The word shows up in England at the turn of the 18th century around the same time as the window tax – one of those not so transparent laws enacted by government officials to increase revenue, which turns out to be a pain for the taxpayer.
At the time, the British people considered one’s annual income as personal and private as the number of one’s underpants and certainly none of the king’s concern. The only way for the king to get a peek at how much money people had was to empower the taxmen to become peeping Toms and report on the number of windows each dwelling had. More windows meant larger dwellings, meant people had more money, meant more tax revenue. To reduce their tax burden, people stonewalled the king by boarding and bricking up some of their windows. Darkening their dwellings seemed preferable to the government lightening their wallets.
Oddly (at least to me) in 1694 two years before the window tax, An Act for the More Effectual Suppressing of Profane Swearing and Cursing passed, enacting fines on swearers and cursers everywhere. Without any historical evidence to back me up, I think the lawmakers were acting preemptively since they must have known the response the window tax would elicit.
But back to the word that started this post.
No one knows exactly where the word bamboozle comes from. Its first written appearance is in a comedy performed in 1703, so it must have been used on the streets of London sometime before that.
In 1710 Jonathan Swift, best known for writing Gulliver’s Travels, wrote a protest in the Tatler, a literary journal for gentlemen, lamenting what he perceived as the corruption of the English language, evidenced by “pretty Fellows” using only the first syllable of a word and leaving out the rest, omitting vowels, and inventing words like bamboozle. Swift claimed this “natural Tendency towards relapsing into Barbarity” would not end well for the words of the English language and says, “I am sure no other Nation will desire to borrow them.”
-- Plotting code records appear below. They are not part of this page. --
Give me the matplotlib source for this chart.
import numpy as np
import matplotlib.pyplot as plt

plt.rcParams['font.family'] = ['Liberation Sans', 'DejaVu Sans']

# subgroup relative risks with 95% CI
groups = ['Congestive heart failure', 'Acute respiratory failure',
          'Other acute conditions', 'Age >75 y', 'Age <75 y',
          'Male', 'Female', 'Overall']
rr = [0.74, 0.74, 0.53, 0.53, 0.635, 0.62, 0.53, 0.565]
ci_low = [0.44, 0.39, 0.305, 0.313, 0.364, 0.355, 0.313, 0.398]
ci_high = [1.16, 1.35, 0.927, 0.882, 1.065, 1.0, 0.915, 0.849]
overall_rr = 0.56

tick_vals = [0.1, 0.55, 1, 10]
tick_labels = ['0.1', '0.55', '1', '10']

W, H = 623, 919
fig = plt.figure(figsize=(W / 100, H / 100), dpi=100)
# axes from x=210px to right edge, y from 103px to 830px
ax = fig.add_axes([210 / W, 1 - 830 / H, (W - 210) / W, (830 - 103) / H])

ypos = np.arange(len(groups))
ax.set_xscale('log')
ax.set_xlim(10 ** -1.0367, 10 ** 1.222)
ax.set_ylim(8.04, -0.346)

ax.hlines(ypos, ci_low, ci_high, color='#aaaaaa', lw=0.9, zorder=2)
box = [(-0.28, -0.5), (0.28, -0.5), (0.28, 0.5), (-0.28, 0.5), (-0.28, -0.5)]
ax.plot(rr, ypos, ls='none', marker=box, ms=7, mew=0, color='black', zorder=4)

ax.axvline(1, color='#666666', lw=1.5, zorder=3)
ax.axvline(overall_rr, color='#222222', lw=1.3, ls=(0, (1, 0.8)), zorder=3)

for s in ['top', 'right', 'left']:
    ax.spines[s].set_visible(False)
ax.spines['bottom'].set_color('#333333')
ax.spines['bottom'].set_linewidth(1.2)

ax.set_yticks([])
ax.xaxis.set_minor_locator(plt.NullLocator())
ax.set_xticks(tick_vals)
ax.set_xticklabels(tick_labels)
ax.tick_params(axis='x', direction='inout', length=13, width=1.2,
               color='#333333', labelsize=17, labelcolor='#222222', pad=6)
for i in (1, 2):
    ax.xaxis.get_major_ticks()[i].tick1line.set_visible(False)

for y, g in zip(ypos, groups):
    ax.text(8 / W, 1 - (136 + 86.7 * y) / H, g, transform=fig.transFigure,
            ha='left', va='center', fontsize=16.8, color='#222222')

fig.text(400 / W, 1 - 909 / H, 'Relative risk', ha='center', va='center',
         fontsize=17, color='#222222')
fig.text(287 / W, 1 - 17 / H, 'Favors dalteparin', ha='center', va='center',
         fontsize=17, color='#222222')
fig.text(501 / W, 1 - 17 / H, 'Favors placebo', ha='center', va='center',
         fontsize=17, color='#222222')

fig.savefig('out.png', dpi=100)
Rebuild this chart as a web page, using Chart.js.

Swift is not the first language lamenter to be bamboozled by history. For several centuries now, English has been borrowed, taken home and let loose to swim in the Caribbean, play ice hockey, sport tattoos, ride elephants, wear a headdress, and dance the bomba — all before breakfast. It spends the rest of the day roaming the world, mingling with a thousand other languages, and borrowing a few words of its own.
English itself is a trickster, an ever-changing shape-shifter, untamable, as full of surprises as it is of annoyances (like like as a reporting verb), yet ever my own ears’ delight.
Bamboozle has never enjoyed the kind of popularity its close cousin cozen had in the early 1800s, but there’s something I love about those two pops of b’s exploding from my lips, ending with z’s flow of turbulent air suddenly blocked by the letter l and the tip of my tongue, as if to say, “Hold on there a minute. Where are you going, and what are you up to?”
And the answer? Spending the morning boarding up windows with the common folk, and the afternoon counting windows for the government.